### [WHAT YOU ARE ASKED TO DO]
Extract all lines that hold "diagram" from the records below.
-- START TASK DATA --
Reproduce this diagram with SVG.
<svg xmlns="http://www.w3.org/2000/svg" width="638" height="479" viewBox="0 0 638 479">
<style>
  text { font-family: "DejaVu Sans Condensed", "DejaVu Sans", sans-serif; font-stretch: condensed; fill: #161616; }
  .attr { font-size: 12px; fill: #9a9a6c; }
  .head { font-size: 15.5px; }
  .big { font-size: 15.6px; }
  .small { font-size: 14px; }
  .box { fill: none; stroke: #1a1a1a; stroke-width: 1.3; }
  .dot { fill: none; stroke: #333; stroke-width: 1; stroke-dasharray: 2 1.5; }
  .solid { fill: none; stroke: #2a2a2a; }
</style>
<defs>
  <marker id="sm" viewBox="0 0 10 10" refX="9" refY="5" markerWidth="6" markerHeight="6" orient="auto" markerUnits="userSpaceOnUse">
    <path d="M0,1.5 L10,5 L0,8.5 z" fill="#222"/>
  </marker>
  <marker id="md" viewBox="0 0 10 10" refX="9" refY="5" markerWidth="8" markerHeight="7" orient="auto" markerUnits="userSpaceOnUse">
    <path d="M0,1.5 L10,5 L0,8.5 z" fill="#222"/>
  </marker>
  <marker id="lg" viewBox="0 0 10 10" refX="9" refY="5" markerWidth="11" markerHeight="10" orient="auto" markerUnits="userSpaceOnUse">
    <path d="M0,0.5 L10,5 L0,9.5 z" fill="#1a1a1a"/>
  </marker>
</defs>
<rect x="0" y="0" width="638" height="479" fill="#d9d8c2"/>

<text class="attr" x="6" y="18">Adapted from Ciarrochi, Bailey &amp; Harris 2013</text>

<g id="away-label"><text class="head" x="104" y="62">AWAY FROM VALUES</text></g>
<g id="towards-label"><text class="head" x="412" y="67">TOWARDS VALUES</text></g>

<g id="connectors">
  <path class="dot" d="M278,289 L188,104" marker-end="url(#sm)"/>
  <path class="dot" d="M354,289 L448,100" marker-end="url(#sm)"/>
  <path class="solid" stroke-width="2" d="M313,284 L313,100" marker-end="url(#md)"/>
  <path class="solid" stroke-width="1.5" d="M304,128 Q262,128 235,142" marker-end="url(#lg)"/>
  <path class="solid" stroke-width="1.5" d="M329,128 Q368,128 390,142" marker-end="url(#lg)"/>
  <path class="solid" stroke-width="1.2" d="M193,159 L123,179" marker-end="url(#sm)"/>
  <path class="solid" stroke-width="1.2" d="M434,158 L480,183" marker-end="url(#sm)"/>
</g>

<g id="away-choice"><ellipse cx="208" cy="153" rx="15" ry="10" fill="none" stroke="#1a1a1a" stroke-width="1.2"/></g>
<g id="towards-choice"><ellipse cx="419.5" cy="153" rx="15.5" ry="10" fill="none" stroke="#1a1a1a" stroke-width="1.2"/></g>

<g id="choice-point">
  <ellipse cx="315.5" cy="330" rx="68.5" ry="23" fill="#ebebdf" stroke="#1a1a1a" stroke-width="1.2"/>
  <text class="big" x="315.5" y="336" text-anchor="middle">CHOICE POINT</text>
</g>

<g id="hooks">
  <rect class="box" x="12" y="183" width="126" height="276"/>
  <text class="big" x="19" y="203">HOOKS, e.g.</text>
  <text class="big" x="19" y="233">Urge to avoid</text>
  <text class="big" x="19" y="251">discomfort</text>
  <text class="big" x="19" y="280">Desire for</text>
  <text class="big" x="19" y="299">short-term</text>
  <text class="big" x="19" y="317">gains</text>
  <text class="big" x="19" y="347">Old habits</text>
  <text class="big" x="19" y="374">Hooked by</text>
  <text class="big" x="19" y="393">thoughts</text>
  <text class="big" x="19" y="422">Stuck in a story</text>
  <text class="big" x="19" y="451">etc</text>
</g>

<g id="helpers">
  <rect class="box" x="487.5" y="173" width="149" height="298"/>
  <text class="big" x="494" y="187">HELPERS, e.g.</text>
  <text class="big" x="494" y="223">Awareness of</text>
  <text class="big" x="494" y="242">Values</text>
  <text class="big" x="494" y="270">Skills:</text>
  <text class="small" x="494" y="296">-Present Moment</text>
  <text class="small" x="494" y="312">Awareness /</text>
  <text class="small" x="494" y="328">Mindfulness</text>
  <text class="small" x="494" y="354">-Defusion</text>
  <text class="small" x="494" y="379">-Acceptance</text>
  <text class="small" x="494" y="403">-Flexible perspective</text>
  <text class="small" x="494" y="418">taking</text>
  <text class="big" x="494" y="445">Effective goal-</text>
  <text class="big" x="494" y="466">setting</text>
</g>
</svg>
-- END TASK DATA --
-- START TASK DATA --
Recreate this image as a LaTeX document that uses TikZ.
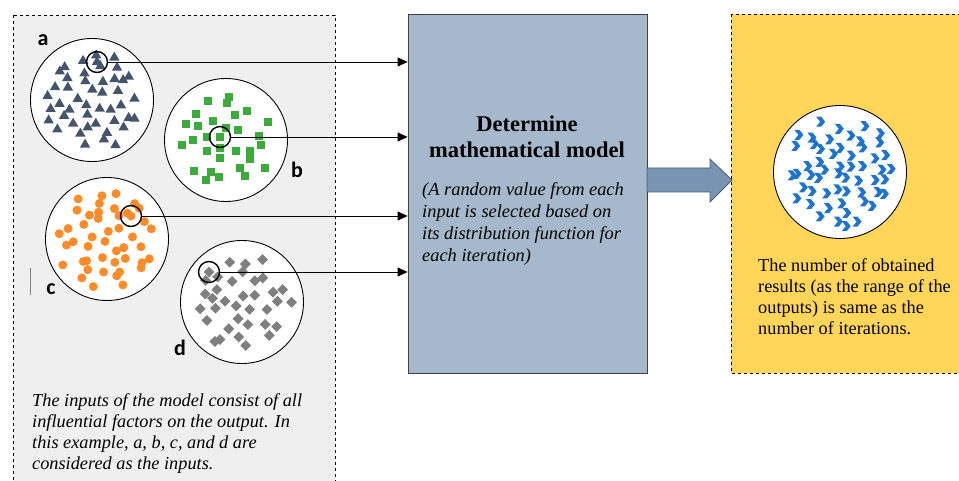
-- END TASK DATA --
-- START TASK DATA --
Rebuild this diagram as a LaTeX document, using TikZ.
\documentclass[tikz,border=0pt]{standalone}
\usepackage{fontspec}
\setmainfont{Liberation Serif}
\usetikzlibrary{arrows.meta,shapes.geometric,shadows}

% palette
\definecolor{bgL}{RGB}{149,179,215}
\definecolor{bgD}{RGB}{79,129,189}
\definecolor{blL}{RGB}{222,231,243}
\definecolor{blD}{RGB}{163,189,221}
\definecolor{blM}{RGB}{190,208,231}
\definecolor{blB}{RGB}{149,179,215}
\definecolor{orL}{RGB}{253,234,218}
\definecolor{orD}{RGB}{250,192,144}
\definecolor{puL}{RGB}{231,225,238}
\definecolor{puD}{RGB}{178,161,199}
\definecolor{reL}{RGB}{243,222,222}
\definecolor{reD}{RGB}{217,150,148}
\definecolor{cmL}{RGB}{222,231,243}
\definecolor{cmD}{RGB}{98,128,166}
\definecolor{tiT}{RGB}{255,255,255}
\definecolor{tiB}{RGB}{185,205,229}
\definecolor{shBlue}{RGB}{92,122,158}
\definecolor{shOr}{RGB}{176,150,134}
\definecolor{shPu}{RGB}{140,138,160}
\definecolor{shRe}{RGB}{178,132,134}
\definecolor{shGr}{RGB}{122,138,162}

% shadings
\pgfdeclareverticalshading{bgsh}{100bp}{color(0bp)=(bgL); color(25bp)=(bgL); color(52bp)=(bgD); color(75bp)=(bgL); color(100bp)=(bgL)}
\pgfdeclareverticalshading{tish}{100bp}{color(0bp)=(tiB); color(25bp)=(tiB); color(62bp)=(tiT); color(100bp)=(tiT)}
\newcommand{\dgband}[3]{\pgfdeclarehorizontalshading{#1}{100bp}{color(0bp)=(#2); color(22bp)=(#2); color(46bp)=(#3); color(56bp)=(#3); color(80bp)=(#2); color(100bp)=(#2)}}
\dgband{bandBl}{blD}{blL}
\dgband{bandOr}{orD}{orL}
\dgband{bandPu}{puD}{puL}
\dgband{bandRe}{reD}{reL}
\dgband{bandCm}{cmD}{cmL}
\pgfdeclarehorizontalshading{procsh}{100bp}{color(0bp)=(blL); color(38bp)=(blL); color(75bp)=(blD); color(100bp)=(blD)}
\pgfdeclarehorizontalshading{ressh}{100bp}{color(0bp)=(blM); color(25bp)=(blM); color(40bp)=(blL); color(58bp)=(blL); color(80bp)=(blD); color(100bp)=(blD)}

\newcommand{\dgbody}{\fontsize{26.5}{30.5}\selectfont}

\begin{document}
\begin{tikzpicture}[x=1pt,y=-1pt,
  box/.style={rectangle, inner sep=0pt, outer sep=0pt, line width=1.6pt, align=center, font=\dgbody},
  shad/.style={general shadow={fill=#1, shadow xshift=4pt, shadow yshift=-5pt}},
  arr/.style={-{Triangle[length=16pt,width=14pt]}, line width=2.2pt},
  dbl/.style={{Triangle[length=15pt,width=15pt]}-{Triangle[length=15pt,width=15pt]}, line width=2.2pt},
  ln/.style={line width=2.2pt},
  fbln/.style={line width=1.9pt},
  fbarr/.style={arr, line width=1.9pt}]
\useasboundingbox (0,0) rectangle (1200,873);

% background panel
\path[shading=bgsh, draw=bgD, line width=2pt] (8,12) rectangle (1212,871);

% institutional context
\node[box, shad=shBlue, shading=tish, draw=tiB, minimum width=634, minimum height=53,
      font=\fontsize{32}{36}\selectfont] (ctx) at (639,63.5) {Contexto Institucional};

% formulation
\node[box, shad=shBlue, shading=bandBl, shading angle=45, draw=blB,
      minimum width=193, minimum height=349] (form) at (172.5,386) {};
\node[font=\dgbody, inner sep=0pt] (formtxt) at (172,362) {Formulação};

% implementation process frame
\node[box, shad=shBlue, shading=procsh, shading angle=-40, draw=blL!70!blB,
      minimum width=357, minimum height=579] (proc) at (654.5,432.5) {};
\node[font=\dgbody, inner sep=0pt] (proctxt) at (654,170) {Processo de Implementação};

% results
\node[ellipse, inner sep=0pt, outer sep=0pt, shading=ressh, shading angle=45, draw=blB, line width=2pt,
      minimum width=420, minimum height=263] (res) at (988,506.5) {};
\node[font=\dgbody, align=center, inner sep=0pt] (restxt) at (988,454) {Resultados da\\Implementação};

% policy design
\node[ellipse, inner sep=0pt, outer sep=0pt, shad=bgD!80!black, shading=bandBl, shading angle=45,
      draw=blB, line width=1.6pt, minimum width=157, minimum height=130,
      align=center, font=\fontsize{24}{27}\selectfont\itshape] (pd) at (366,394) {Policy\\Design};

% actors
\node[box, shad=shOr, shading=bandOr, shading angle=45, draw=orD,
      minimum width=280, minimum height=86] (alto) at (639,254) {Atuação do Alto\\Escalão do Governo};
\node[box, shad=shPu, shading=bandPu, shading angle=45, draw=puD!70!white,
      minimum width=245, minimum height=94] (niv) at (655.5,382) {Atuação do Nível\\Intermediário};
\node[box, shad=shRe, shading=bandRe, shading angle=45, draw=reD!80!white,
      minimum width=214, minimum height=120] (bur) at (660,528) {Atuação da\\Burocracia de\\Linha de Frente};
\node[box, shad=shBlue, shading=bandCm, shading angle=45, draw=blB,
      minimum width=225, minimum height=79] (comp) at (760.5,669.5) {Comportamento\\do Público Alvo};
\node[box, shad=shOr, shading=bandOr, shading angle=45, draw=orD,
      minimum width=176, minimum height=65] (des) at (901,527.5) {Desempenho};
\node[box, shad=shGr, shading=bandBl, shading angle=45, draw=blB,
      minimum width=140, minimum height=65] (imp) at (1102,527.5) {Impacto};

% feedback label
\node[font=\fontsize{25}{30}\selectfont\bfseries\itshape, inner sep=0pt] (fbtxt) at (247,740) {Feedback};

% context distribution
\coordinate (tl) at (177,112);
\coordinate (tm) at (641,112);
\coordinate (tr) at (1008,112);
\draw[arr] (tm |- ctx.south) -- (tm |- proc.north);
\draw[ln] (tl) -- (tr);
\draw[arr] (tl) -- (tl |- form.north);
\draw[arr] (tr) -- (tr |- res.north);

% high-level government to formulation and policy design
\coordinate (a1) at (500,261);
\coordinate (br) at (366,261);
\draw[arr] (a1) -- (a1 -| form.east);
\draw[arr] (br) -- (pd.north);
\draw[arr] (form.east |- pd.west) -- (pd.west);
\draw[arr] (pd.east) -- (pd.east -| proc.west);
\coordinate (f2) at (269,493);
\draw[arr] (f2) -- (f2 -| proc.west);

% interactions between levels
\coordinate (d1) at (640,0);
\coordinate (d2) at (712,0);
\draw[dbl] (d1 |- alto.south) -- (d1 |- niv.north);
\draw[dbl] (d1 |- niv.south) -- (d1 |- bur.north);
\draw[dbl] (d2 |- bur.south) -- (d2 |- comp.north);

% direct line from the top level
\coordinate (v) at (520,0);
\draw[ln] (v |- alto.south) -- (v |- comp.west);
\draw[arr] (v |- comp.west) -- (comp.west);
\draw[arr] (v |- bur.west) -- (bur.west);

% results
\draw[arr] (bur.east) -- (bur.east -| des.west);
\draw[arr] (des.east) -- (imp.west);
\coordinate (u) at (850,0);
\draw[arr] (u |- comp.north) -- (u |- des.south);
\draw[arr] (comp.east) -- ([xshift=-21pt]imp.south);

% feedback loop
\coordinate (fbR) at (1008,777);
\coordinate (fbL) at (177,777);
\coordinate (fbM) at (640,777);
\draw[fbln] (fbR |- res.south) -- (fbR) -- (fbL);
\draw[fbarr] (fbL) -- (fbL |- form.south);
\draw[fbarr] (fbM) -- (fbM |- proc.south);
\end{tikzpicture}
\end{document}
-- END TASK DATA --
### [ANSWER TO THIS PROBLEM]
Reproduce this diagram with SVG.
Rebuild this diagram as a LaTeX document, using TikZ.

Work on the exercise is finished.